Terry and Maria, given a genealogical challenge, came up trumps, to Geoffrey’s immense delight.

Geoffrey is installed as Bailiff of Guernsey in 2005.	(0211905)

Geoffrey is installed as Bailiff of Guernsey in 2005. (0211905)

One completed ancestral tree later and the Bailiff was informed that he has descendants from not only Guernsey and the Westcountry, but as far north as the Isle of Mull in Scotland, east as Surrey and south as Jersey.

Yes, there is a very small element of ‘crapaud’ in the most important and respected Guernseyman.

The connection with Jersey dates back to the early 19th century and a woman called Priscilla Crang.

Born in St Helier in 1819, she married Guernseyman John Oliver Maunder, one of Geoffrey’s maternal great-grandfathers.
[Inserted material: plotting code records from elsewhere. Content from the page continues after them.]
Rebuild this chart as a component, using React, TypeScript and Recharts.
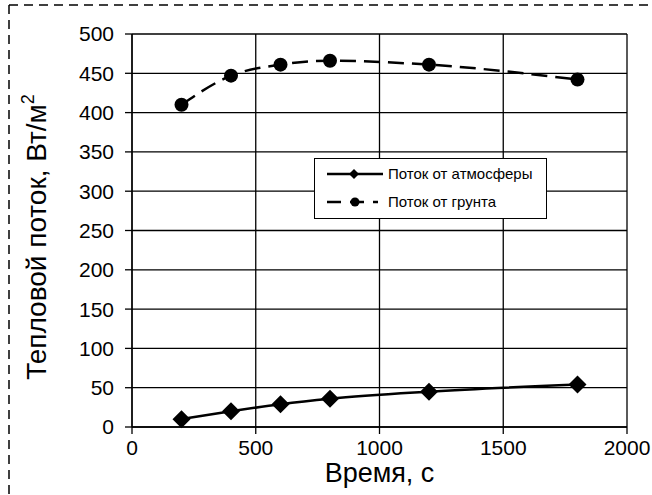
import React from 'react';
import { LineChart, Line, XAxis, YAxis, CartesianGrid } from 'recharts';

const times = [200, 400, 600, 800, 1200, 1800];
const atmosphereFlux = [10, 20, 29, 36, 45, 54];
const groundFlux = [410, 447, 461, 466, 461, 442];
const xTicks = [0, 500, 1000, 1500, 2000];
const yTicks = [0, 50, 100, 150, 200, 250, 300, 350, 400, 450, 500];

const data = times.map((t, i) => ({ t, atm: atmosphereFlux[i], ground: groundFlux[i] }));

const FONT = '"Liberation Sans", Arial, sans-serif';

const Diamond = (props: any) => {
  const { cx, cy } = props;
  if (cx == null || cy == null) return null;
  const s = 9;
  return <path d={`M${cx},${cy - s}L${cx + s},${cy}L${cx},${cy + s}L${cx - s},${cy}Z`} fill="#000" />;
};

const Circle = (props: any) => {
  const { cx, cy } = props;
  if (cx == null || cy == null) return null;
  return <circle cx={cx} cy={cy} r={7} fill="#000" />;
};

// legend box drawn over the plot, like the original
const LegendBox = () => (
  <div style={{ position: 'absolute', left: 314, top: 158, width: 233, height: 61, border: '1.5px solid #000', background: '#fff', fontFamily: FONT, fontSize: 15, boxSizing: 'border-box' }}>
    <svg width={75} height={58} style={{ position: 'absolute', left: 0, top: 0 }}>
      <line x1={12} x2={68} y1={15} y2={15} stroke="#000" strokeWidth={2.5} />
      <path d="M39,10L44,15L39,20L34,15Z" fill="#000" />
      <line x1={12} x2={63} y1={43} y2={43} stroke="#000" strokeWidth={2.5} strokeDasharray="14 9" />
      <circle cx={40} cy={43} r={4.5} fill="#000" />
    </svg>
    <div style={{ position: 'absolute', left: 73, top: 6 }}>Поток от атмосферы</div>
    <div style={{ position: 'absolute', left: 73, top: 34 }}>Поток от грунта</div>
  </div>
);

const YLabel = () => (
  <text x={0} y={0} transform="translate(46,237) rotate(-90)" textAnchor="middle" fontFamily={FONT} fontSize={28} fill="#000">
    Тепловой поток,  Вт/м<tspan dy={-12} fontSize={18}>2</tspan>
  </text>
);

export default function App() {
  return (
    <div style={{ position: 'absolute', left: 0, top: 0, width: 652, height: 495, background: '#fff' }}>
      <svg width={652} height={495} style={{ position: 'absolute', left: 0, top: 0 }}>
        <line x1={9} x2={652} y1={5} y2={5} stroke="#000" strokeWidth={1.5} strokeDasharray="9 6" />
        <line x1={9} x2={9} y1={5} y2={495} stroke="#000" strokeWidth={1.5} strokeDasharray="9 6" />
      </svg>
      <div style={{ position: 'absolute', left: 0, top: 0 }}>
        <LineChart width={652} height={495} data={data} margin={{ top: 34, right: 25, bottom: 38, left: 72 }}>
          <CartesianGrid stroke="#000" strokeWidth={1.3} />
          <XAxis
            dataKey="t"
            type="number"
            domain={[0, 2000]}
            ticks={xTicks}
            stroke="#000"
            strokeWidth={1.3}
            tickSize={7}
            tickMargin={6}
            tick={{ fill: '#000', fontSize: 21, fontFamily: FONT }}
            height={30}
            label={{ value: 'Время, с', position: 'insideBottom', offset: -25, fill: '#000', fontSize: 27, fontFamily: FONT }}
          />
          <YAxis
            type="number"
            domain={[0, 500]}
            ticks={yTicks}
            stroke="#000"
            strokeWidth={1.3}
            tickSize={7}
            tickMargin={11}
            width={60}
            tick={{ fill: '#000', fontSize: 21, fontFamily: FONT }}
            label={<YLabel />}
          />
          <Line
            type="monotone"
            dataKey="atm"
            stroke="#000"
            strokeWidth={2.5}
            dot={<Diamond />}
            isAnimationActive={false}
          />
          <Line
            type="monotone"
            dataKey="ground"
            stroke="#000"
            strokeWidth={2.5}
            strokeDasharray="16 8"
            dot={<Circle />}
            isAnimationActive={false}
          />
        </LineChart>
      </div>
      <LegendBox />
    </div>
  );
}
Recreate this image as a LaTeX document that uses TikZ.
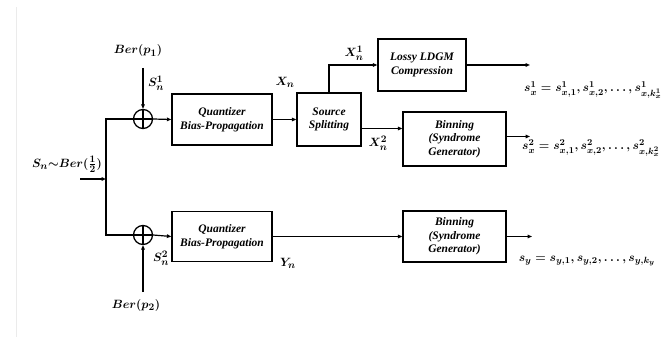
\documentclass[tikz,border=0pt]{standalone}
\usepackage{fontspec}
\setmainfont{Liberation Serif}
\usetikzlibrary{arrows.meta,calc}
\DeclareMathSizes{13}{13}{10}{8}
\DeclareMathSizes{12.2}{12.2}{9.4}{7.5}
\begin{document}
\begin{tikzpicture}[x=1pt,y=-1pt,
  line width=1.2pt,
  arr/.style={-{Triangle[length=4.5pt,width=3.6pt]}},
  blk/.style={draw,line width=1.3pt,align=center,inner sep=1pt,
    font=\fontsize{11.5}{13.5}\selectfont\bfseries\itshape},
  xorc/.style={draw,circle,line width=1.3pt,minimum size=19pt,inner sep=0pt,
    path picture={\draw[line width=1.1pt] (path picture bounding box.north) -- (path picture bounding box.south)
      (path picture bounding box.west) -- (path picture bounding box.east);}},
  lab/.style={inner sep=0pt,font=\fontsize{13}{15}\selectfont\boldmath},
  outlab/.style={inner sep=0pt,font=\fontsize{12.2}{14}\selectfont\boldmath}]
\useasboundingbox (0,0) rectangle (672,339);
\draw[line width=0.6pt,black!8] (16,7) -- (16,337);
% nodes
\node[xorc] (x1) at (143,119) {};
\node[xorc] (x2) at (143,235) {};
\node[blk,minimum width=100pt,minimum height=51pt] (q1) at (222,119.5) {Quantizer\\Bias-Propagation};
\node[blk,minimum width=64pt,minimum height=53pt] (ss) at (329,119.5) {Source\\Splitting};
\node[blk,minimum width=88pt,minimum height=52pt] (ld) at (422,65) {Lossy LDGM\\Compression};
\node[blk,minimum width=103pt,minimum height=54pt] (b1) at (454.5,139) {Binning\\(Syndrome\\Generator)};
\node[blk,minimum width=100pt,minimum height=50pt] (q2) at (222,236.5) {Quantizer\\Bias-Propagation};
\node[blk,minimum width=103pt,minimum height=51pt] (b2) at (454.5,236.5) {Binning\\(Syndrome\\Generator)};
% labels
\node[lab] (ber1) at (138,51) {$Ber(p_1)$};
\node[lab] (ber2) at (136,305) {$Ber(p_2)$};
\node[lab] (s1) at (156,83) {$S_n^1$};
\node[lab] (s2) at (161,258) {$S_n^2$};
\node[lab] (in) at (67,164) {$S_n{\sim}Ber(\frac{1}{2})$};
\node[lab] (xn) at (285,82) {$X_n$};
\node[lab] (xn1) at (354,53) {$X_n^1$};
\node[lab] (xn2) at (378,143) {$X_n^2$};
\node[lab] (yn) at (288,263) {$Y_n$};
\node[outlab] (sx1) at (593,90) {$s_x^1=s_{x,1}^1,s_{x,2}^1,\dots,s_{x,k_x^1}^1$};
\node[outlab] (sx2) at (591,148) {$s_x^2=s_{x,1}^2,s_{x,2}^2,\dots,s_{x,k_x^2}^2$};
\node[outlab] (sy) at (587,261) {$s_y=s_{y,1},s_{y,2},\dots,s_{y,k_y}$};
% coordinates
\coordinate (b1top) at (143,68);
\coordinate (b2bot) at (143,292);
\coordinate (jt) at (106,119);
\coordinate (jb) at (106,235);
\coordinate (inS) at (80,179);
\coordinate (inE) at (106,179);
\coordinate (ssb) at ([yshift=-9pt]ss.east);
\coordinate (o1) at (530,65);
\coordinate (b1o) at ([yshift=2.5pt]b1.east);
\coordinate (o2) at (530,136.5);
\coordinate (o3) at (532,236.5);
% connectors
\draw[arr] (b1top) -- (x1.north);
\draw[arr] (b2bot) -- (x2.south);
\draw (x1.west) -- (jt) -- (jb) -- (x2.west);
\draw[arr] (inS) -- (inE);
\draw[arr] (x1.east) -- (q1.west);
\draw[arr] (x2.east) -- (q2.west);
\draw[arr] (q1.east) -- (ss.west);
\draw[arr] (ss.north) |- (ld.west);
\draw[arr] (ssb) -- (ssb -| b1.west);
\draw[arr] (ld.east) -- (o1);
\draw[arr] (b1o) -- (o2);
\draw[arr] (q2.east) -- (b2.west);
\draw[arr] (b2.east) -- (o3);
\end{tikzpicture}
\end{document}
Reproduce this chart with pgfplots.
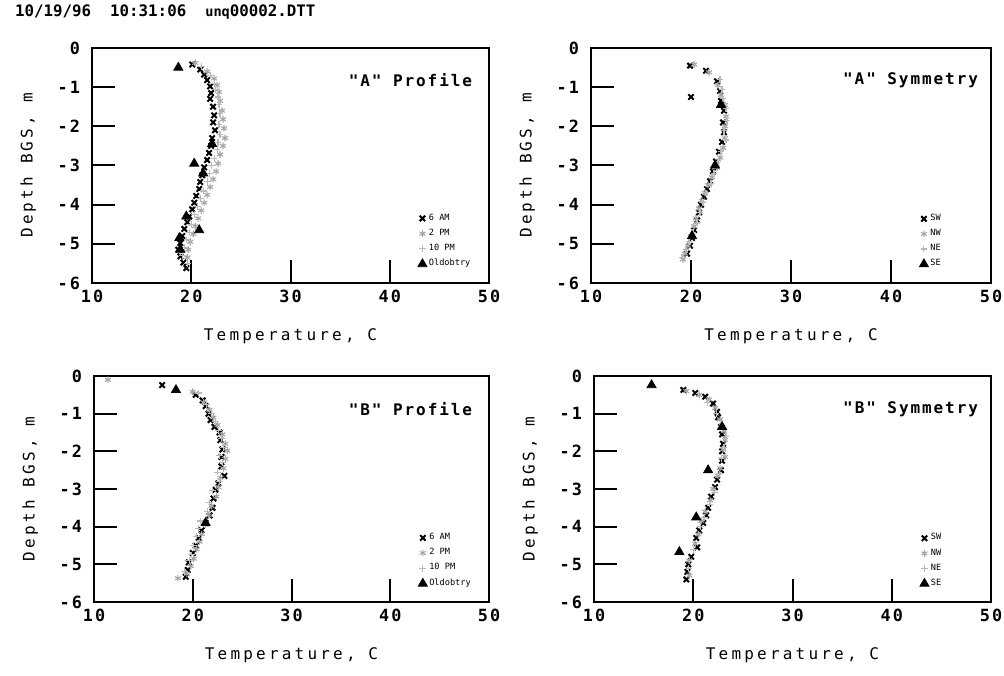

The Scottish link comes via their son, the champion cyclist and cycle shop owner Arthur James Maunder, who married Christina Lockyear – daughter of Guernseyman Artimus Lockyear  and Christina McKinnon, his bride from the Isle of Mull, in Argyllshire.

Geoffrey’s links with the past take in a wide variety of traditional Sarnian surnames and with every new one discovered by Terry and Maria, the greater his interest, satisfaction and fascination.

If Marley and Maunder were not Guernsey enough, the additions of Mauger, Langlois, Rougier and Le Conte to the family tree fortifies his Sarnian pedigree and roots.